Durée et fin du pétrissage
La durée du pétrissage est un facteur important qui sollicite l'expérience de l'opérateur. Un pétrissage excessif peut nuire à la pâte, selon les farines. Il n'excède ordinairement pas vingt minutes et peut être interrompu pour un bref repos de la pâte et un ajustement du processus. Il est courant de commencer en vitesse lente le temps du mélange des ingrédients (le frasage) avant d'activer la vitesse élevée. Les pétrins s'arrêtant automatiquement selon la durée réglée, celle-ci peut être fixée avec modération et prolongée si l'aspect de la pâte n'est pas encore satisfaisant. Le pétrissage prend en effet fin quand elle paraît parfaitement homogène, élastique et douce (non collante).
Pour des caractères de pâte donnés, le pétrin utilisé et les caractéristiques de la farine sont les deux facteurs qui jouent sur la durée de pétrissage. Si l'efficience du pétrin ne varie pas d'un jour à l'autre, les différentes farines ne réagissent pas de manière identique à son action. S'il ne s'agit pas de pain courant, le caractère optimal de la durée est habituellement moins essentiel (pour le développement de la pâte). En fonction du produit désiré, la durée dépend pour une part des ingrédients utilisés, de leur quantité, du pétrin.
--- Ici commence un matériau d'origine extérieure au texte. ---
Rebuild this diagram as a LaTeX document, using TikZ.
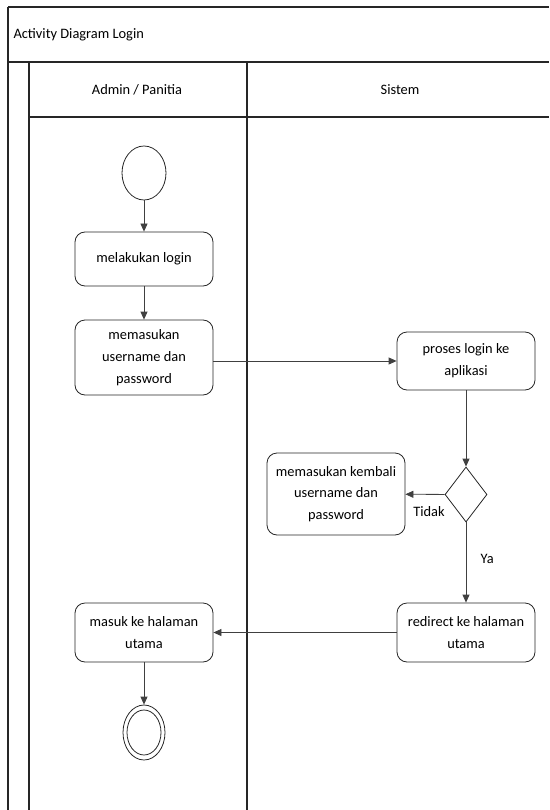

Une fois, la pâte souhaitée obtenue et le pétrin à l'arrêt, la phase suivante est ordinairement une phase de repos nettement plus longue où la levure est le principal agent à l'œuvre (le pointage). La pétrissée est donc souvent laissée entière dans la cuve du pétrin ou ailleurs, mais elle doit être soustraite à l'action de l'air à sa surface, habituellement par une pièce de tissu.
Un cas particulier est celui du pain azyme ; la tradition juive orthodoxe veut qu'il n'y ait aucune fermentation de la pâte : Le mélange des ingrédients et le pétrissage puis la mise au four doit prendre moins de dix-huit minutes.
Les principales techniques sont le pétrissage à bras, au pétrin et le laminage.
Les types de pétrins les plus courants sont les pétrins à axe oblique, à bras plongeant et à spirale.